Omit all pictures and give the records below again exactly as written.

<<<<

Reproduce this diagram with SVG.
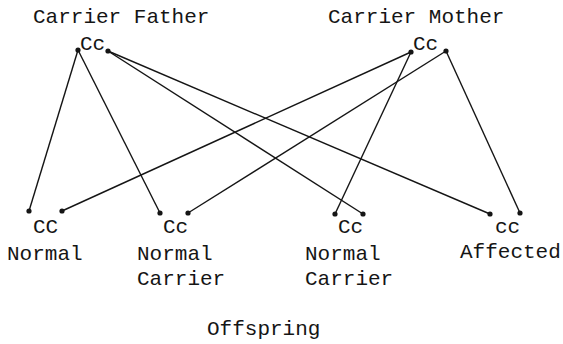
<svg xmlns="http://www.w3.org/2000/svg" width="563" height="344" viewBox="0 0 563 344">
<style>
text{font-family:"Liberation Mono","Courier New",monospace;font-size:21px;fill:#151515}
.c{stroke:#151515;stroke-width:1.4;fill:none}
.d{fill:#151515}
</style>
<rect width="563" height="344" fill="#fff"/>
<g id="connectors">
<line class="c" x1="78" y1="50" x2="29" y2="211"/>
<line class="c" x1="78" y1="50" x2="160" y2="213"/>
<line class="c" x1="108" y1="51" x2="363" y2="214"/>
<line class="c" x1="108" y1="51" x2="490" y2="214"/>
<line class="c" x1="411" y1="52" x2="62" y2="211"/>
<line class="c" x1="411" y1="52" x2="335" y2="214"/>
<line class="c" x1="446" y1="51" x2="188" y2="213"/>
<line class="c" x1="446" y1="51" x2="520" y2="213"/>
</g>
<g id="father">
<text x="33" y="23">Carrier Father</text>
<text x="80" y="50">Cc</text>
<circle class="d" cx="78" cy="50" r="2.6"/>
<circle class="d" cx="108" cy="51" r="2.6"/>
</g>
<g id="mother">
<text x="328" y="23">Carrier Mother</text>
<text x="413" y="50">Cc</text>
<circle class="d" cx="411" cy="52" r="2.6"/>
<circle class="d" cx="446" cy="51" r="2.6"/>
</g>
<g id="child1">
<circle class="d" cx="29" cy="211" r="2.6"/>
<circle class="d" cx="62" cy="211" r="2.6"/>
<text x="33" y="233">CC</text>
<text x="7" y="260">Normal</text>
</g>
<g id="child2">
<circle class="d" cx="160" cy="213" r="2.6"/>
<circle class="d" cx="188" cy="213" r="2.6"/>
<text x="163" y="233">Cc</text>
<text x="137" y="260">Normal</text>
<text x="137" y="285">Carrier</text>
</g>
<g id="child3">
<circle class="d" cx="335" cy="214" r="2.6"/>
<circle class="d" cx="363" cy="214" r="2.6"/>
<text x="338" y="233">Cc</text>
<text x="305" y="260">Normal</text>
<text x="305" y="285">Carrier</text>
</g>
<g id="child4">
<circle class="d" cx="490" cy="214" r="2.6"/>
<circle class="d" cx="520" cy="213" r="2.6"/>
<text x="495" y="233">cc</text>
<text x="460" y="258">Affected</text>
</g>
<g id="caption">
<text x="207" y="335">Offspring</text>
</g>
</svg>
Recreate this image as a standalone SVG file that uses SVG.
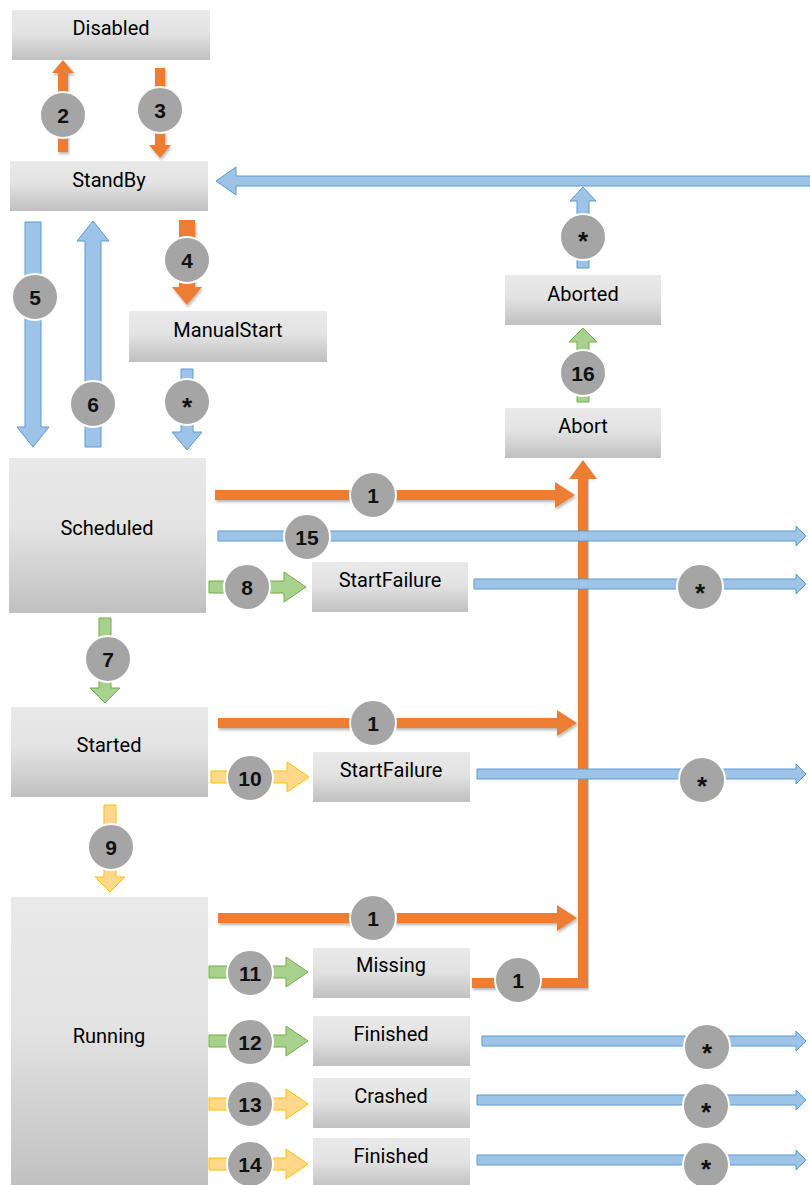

>>>>

**Expected answer:**
Reproduce this diagram with SVG.
<svg xmlns="http://www.w3.org/2000/svg" width="563" height="344" viewBox="0 0 563 344">
<style>
text{font-family:"Liberation Mono","Courier New",monospace;font-size:21px;fill:#151515}
.c{stroke:#151515;stroke-width:1.4;fill:none}
.d{fill:#151515}
</style>
<rect width="563" height="344" fill="#fff"/>
<g id="connectors">
<line class="c" x1="78" y1="50" x2="29" y2="211"/>
<line class="c" x1="78" y1="50" x2="160" y2="213"/>
<line class="c" x1="108" y1="51" x2="363" y2="214"/>
<line class="c" x1="108" y1="51" x2="490" y2="214"/>
<line class="c" x1="411" y1="52" x2="62" y2="211"/>
<line class="c" x1="411" y1="52" x2="335" y2="214"/>
<line class="c" x1="446" y1="51" x2="188" y2="213"/>
<line class="c" x1="446" y1="51" x2="520" y2="213"/>
</g>
<g id="father">
<text x="33" y="23">Carrier Father</text>
<text x="80" y="50">Cc</text>
<circle class="d" cx="78" cy="50" r="2.6"/>
<circle class="d" cx="108" cy="51" r="2.6"/>
</g>
<g id="mother">
<text x="328" y="23">Carrier Mother</text>
<text x="413" y="50">Cc</text>
<circle class="d" cx="411" cy="52" r="2.6"/>
<circle class="d" cx="446" cy="51" r="2.6"/>
</g>
<g id="child1">
<circle class="d" cx="29" cy="211" r="2.6"/>
<circle class="d" cx="62" cy="211" r="2.6"/>
<text x="33" y="233">CC</text>
<text x="7" y="260">Normal</text>
</g>
<g id="child2">
<circle class="d" cx="160" cy="213" r="2.6"/>
<circle class="d" cx="188" cy="213" r="2.6"/>
<text x="163" y="233">Cc</text>
<text x="137" y="260">Normal</text>
<text x="137" y="285">Carrier</text>
</g>
<g id="child3">
<circle class="d" cx="335" cy="214" r="2.6"/>
<circle class="d" cx="363" cy="214" r="2.6"/>
<text x="338" y="233">Cc</text>
<text x="305" y="260">Normal</text>
<text x="305" y="285">Carrier</text>
</g>
<g id="child4">
<circle class="d" cx="490" cy="214" r="2.6"/>
<circle class="d" cx="520" cy="213" r="2.6"/>
<text x="495" y="233">cc</text>
<text x="460" y="258">Affected</text>
</g>
<g id="caption">
<text x="207" y="335">Offspring</text>
</g>
</svg>
Recreate this image as a standalone SVG file that uses SVG.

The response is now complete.